Peter Fankhauser <fank...@darmstadt.gmd.de> wrote in article
<332198...@darmstadt.gmd.de>...

> Brian Sheppard wrote:
> > There is no need
> > to have such a feature because every neuron computes a linear function
> > of all inputs, and a linear function of a linear function is...another
> > linear function. Bottom line: since each neuron can synthesize these
> > concepts as needed, there is no reason to include them. And they should
> > be removed since including them just wastes time and space.
>
> afaik, Tesauro used the sigmoid function (f(x)=1/(1+e^-x), x being the

> weighted sum of all inputs) to compute the activation of neurons. This
> isn't very linear, is it? In fact, if one wouldn't use a nonlinear
> function here (e.g. smooth treshold like sigmoid), a neural net could
> not approximate nonlinear functions.

As you point out, the input to the sigmoid (x, that is) is a linear
function
of the inputs to the net. And therefore: is pointless to include inputs
that are linear combinations of other inputs.

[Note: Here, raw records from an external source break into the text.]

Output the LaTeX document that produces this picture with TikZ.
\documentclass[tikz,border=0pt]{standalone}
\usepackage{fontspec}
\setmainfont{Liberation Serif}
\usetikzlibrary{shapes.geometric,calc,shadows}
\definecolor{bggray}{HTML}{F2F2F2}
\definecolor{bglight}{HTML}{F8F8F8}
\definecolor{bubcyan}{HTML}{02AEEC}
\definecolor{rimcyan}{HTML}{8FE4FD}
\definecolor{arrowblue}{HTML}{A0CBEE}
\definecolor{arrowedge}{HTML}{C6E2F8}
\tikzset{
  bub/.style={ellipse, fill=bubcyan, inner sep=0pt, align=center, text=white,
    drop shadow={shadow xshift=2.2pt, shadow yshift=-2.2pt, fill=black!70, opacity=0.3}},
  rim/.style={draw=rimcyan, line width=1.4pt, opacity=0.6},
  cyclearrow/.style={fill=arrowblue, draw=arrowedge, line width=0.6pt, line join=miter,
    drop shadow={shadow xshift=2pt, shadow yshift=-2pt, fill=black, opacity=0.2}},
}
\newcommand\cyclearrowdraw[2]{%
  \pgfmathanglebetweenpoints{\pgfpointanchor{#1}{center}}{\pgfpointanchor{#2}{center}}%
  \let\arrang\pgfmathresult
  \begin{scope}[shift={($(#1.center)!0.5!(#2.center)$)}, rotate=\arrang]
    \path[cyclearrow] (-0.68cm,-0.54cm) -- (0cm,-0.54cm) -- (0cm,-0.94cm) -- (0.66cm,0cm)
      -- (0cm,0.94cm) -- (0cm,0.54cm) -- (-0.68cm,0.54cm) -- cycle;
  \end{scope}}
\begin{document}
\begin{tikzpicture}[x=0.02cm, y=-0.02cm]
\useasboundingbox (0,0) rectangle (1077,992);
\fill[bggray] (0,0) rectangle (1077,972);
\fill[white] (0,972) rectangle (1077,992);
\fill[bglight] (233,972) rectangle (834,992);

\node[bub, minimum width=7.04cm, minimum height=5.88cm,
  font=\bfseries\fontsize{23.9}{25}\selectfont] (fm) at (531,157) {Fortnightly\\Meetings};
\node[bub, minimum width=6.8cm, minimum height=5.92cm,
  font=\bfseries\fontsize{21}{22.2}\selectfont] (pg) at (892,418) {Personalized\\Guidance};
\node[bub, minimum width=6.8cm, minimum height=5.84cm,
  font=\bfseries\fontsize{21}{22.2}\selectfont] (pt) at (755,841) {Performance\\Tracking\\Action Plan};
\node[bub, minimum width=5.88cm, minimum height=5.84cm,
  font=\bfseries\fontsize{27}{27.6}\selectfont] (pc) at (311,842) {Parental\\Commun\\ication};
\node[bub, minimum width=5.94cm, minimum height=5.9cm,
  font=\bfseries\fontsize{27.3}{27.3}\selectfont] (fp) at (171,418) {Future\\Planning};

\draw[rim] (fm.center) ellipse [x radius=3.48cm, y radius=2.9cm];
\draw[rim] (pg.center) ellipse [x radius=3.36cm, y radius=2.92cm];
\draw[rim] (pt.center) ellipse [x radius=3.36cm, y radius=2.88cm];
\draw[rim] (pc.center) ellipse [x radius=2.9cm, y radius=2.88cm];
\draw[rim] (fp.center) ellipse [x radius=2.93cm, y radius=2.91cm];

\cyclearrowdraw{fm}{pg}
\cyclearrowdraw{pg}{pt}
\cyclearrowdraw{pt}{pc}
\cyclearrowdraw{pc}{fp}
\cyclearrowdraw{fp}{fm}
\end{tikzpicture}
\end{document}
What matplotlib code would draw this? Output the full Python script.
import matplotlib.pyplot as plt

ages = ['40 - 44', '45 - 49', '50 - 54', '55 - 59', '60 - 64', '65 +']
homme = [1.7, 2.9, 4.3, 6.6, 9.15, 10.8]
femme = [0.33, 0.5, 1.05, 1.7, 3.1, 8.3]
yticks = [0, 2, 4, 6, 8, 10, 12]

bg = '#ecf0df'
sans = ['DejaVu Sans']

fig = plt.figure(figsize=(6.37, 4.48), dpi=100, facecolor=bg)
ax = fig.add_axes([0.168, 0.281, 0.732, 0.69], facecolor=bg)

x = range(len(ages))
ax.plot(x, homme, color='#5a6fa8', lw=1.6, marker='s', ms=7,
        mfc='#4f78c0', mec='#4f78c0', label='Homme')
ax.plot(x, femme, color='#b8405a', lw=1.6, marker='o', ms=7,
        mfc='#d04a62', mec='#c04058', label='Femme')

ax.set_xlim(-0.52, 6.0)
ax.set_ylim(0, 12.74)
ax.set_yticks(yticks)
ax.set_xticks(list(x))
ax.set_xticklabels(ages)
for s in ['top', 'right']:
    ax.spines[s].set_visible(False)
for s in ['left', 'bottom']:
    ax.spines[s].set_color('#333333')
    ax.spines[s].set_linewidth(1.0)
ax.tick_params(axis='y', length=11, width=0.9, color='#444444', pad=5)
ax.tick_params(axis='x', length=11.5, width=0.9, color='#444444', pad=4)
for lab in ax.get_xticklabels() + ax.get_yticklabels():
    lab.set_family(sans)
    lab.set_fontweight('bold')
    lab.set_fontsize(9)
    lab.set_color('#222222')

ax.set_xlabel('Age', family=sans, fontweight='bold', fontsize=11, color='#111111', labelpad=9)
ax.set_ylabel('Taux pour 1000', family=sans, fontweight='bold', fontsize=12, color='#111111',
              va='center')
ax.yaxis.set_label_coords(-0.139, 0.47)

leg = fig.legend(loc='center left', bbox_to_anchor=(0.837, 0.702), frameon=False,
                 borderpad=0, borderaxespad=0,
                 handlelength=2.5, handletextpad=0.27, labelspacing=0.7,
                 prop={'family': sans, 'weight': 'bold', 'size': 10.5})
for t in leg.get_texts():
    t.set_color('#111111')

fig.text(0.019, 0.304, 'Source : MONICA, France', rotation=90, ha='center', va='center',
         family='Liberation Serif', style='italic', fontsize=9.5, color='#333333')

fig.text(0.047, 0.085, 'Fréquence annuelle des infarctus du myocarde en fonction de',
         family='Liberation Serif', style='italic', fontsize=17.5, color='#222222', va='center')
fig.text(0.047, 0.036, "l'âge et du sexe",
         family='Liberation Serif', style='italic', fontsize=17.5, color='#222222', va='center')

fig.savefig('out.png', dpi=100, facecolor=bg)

> Tesauro mentioned that inputs such as pipcount, priming factor, etc.
> improve the overall performance (i.e. a net trained with these inputs
> beats a net trained without them).

Tesauro has stated that the *totality* of all advanced features improve
the play. He has not stated that pipcount changes the play.

My calculations show that pipcount cannot improve the play of a network
that
already has the raw input features. Neither can it improve the training
time.

> My own experiments verify this (and
> if you ask any of the fibs-nn creators like Wittmann, Egger - the first
> advice they give you is to add as many additional inputs as you can think
of.

I also advise you to add as many inputs as you can think of, with the
sole exception that it is pointless to add something that is already
there. A linear combination of other inputs is a case in point.